Napolitano has promised to increase the Homeland Security Department’s cooperation with Mexico to help curb the southward export of assault weapons. And, on that topic, Attorney General Eric Holder caused a stir when he turned the drug war into a debate on gun control.

“As President Obama indicated during the campaign,” Holder said, “there are just a few gun-related changes that we would like to make, and among them would be to reinstitute the ban on the sale of assault weapons (which expired in 2004). I think that will have a positive impact in Mexico, at a minimum.”

That was all it took. Those who love their guns more than their neighbor to the south were eager to believe CNN’s Lou Dobbs when the fear-monger and Mexico-basher declared: “Attorney General Eric Holder is willing to sacrifice our gun ownership rights under the Constitution for the benefit of a foreign government, in this case Mexico.”

Suddenly, the anti-Mexico crowd had a new warning for America.
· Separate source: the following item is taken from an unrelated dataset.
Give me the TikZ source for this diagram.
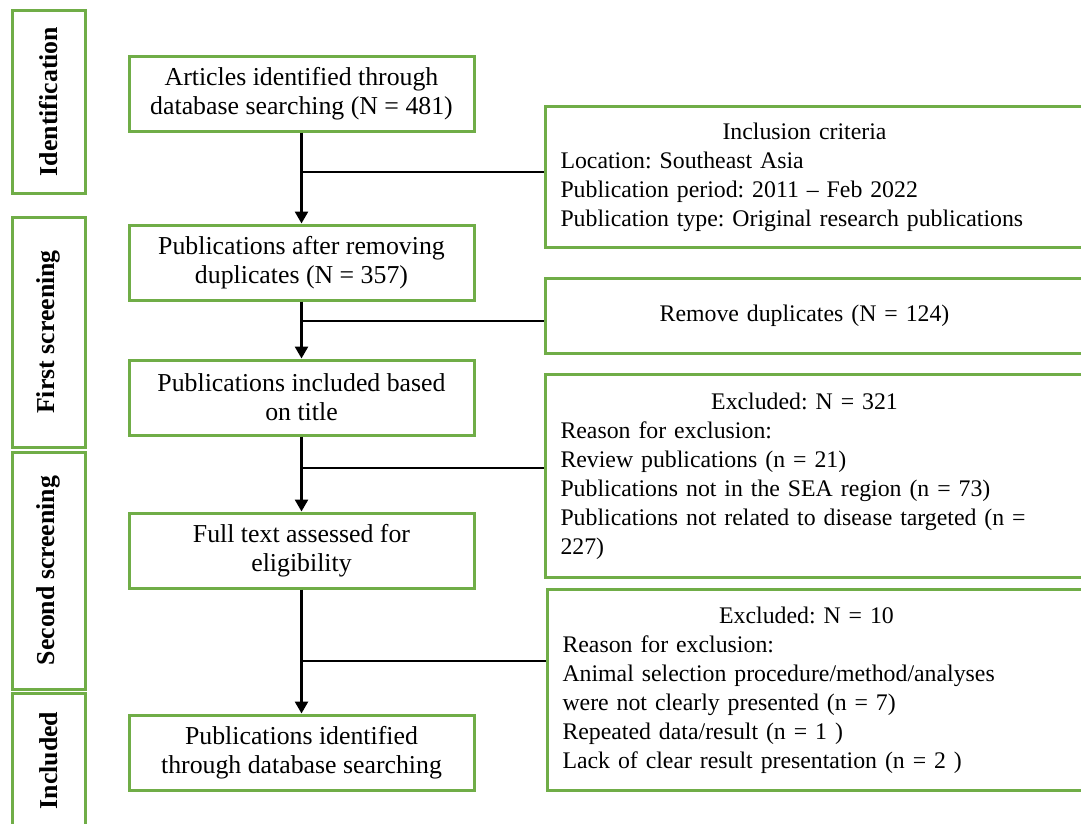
\documentclass[tikz,border=0pt]{standalone}
\usepackage{fontspec}
\setmainfont{Liberation Serif}
\usetikzlibrary{arrows.meta, positioning}
\definecolor{boxgreen}{RGB}{112,173,71}
\newcommand{\hd}[1]{\makebox[488pt][c]{#1}}
\frenchspacing

\begin{document}
\begin{tikzpicture}[x=1pt, y=-1pt,
  stage/.style={draw=boxgreen, line width=3pt, rotate=90, minimum height=73pt,
                font=\fontsize{25.8}{29}\selectfont\bfseries, inner sep=0pt},
  box/.style={draw=boxgreen, line width=3pt, minimum width=345pt, minimum height=75pt,
              align=center, font=\fontsize{25.8}{29}\selectfont, inner sep=0pt},
  rbox/.style={draw=boxgreen, line width=3pt, anchor=north west, text width=530pt,
               inner xsep=15pt, inner ysep=0pt, align=left, font=\fontsize{23.8}{29}\selectfont},
  arr/.style={-{Triangle[length=12pt, width=13pt]}, line width=2.6pt},
  link/.style={line width=1.5pt}
]
  \useasboundingbox (0,0) rectangle (1081,823);
  \clip (0,0) rectangle (1081,823);

  % stages
  \node[stage, minimum width=183pt] (ident)  at (48.5,101.5) {Identification};
  \node[stage, minimum width=230pt] (first)  at (48.5,332)   {First screening};
  \node[stage, minimum width=237pt] (second) at (48.5,570.5) {Second screening};
  \node[stage, minimum width=135pt] (incl)   at (48.5,760.5) {Included};

  % main flow
  \node[box] (art)  at (301.5,93.5)  {Articles identified through\\database searching (N = 481)};
  \node[box] (dup)  at (301.5,262.5) {Publications after removing\\duplicates (N = 357)};
  \node[box] (tit)  at (301.5,397.5) {Publications included based\\on title};
  \node[box] (full) at (301.5,550.5) {Full text assessed for\\eligibility};
  \node[box] (fin)  at (301.5,752.5) {Publications identified\\through database searching};

  % side boxes
  \node[rbox, minimum height=141pt] (crit) at (544,105)
    {\hd{Inclusion criteria}\\Location: Southeast Asia\\Publication period: 2011 -- Feb 2022\\Publication type: Original research publications};
  \node[rbox, minimum height=75pt] (rem) at (544,277) {\hd{Remove duplicates (N = 124)}};
  \node[rbox, minimum height=203pt] (exa) at (544,373)
    {\hd{Excluded: N = 321}\\Reason for exclusion:\\Review publications (n = 21)\\Publications not in the SEA region (n = 73)\\Publications not related to disease targeted (n =\\227)};
  \node[rbox, minimum height=201pt] (exb) at (546,588)
    {\hd{Excluded: N = 10}\\Reason for exclusion:\\Animal selection procedure/method/analyses\\were not clearly presented (n = 7)\\Repeated data/result (n = 1 )\\Lack of clear result presentation (n = 2 )};

  \draw[arr] (art)  -- (dup);
  \draw[arr] (dup)  -- (tit);
  \draw[arr] (tit)  -- (full);
  \draw[arr] (full) -- (fin);

  \coordinate (j1) at (301.5,172);
  \coordinate (j2) at (301.5,321);
  \coordinate (j3) at (301.5,468);
  \coordinate (j4) at (301.5,661);
  \draw[link] (j1) -- (j1 -| crit.west);
  \draw[link] (j2) -- (j2 -| rem.west);
  \draw[link] (j3) -- (j3 -| exa.west);
  \draw[link] (j4) -- (j4 -| exb.west);
\end{tikzpicture}
\end{document}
And like the rest of their gibberish, this bit of nonsense fit on a bumper sticker: “Obama will take away your guns – to please Mexico.”

So now laudable efforts by U.S. law enforcement agencies to crack down not on gun ownership but on gun smuggling – through initiatives such as “Operation Gunrunner,” which the ATF launched a little more than a year ago – are an infringement on Americans’ right to bear arms under the Second Amendment?

Somehow, I doubt that James Madison, the father of the Constitution, would co-sign that assertion.

This is a serious issue worthy of serious discussion, without hyperbole or distortions. Congress certainly thinks so, which is why it approved $10 million for Operation Gunrunner in the economic stimulus bill.

Sarukhan, in a recent interview with The San Diego Union-Tribune, cited one bust last year in the city of Reynosa, across the border from Texas’ Rio Grande Valley.

“In a single seizure,” the ambassador said, “we detained half a million rounds of ammo, 270 semi-automatic assault weapons, fragmentation grenades and . . . sniper rifles. And they were all coming from the U.S. side of the border.”

No point in denying it. Much of the death and destruction south of the border is stamped: “Made in the U.S.A.”

Americans helped make this mess. It’s only right that we do whatever we can to help clean it up – not just for Mexico’s own good, but for ours.